Overall, it seems that the benefits of a completed project to California are substantial and not overstated; it is and will be a job creator, and will bring economic activity and environmental gains. The greater overall project will also transform the nature of mass-transit in California. However, with all of the up front costs, delays, and mismanagement, are these future benefits worth it?
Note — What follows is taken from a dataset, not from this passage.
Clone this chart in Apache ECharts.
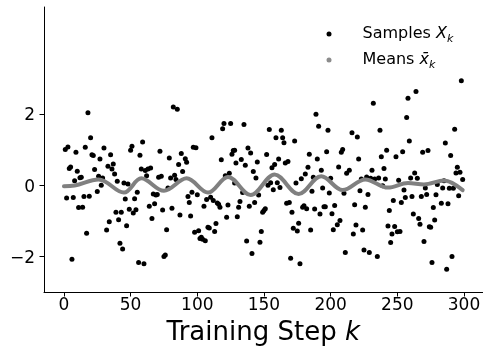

Government should not waste taxpayer money on projects that provide little or no future benefit, even if they create jobs today. However, just because something isn’t financially profitable for the private sector to pursue, does not mean it has no value. When a project may not produce profitable return on investment, but still has substantial overall benefits to society, it is precisely the role of government to step in and provide that social good which the private sector will not. What will determine the overall net benefit is controlling the up-front costs. This requires effective management and efficient project-completion. It is fair to say that improvements can and should be made in these areas.
by Jeffrey L Garceau
*Defined as = jobs x duration; for example, one job that has a five year duration equals five job-years. Job years are a more proper measurement than just jobs in projects like this, because some are permanent or long-term, while others may only last a single construction season or planning project.
**Net Present Value in private finance is typically calculated as the sum of future cash flows, divided by an assumed rate of return, minus the initial investment. The rate of return is the assumed return the investment could get elsewhere, rather than in the project being analyzed. In economic cost-benefit analysis, the NPV is similar, but instead calculates the sum of net benefits minus costs, divided by the return rate.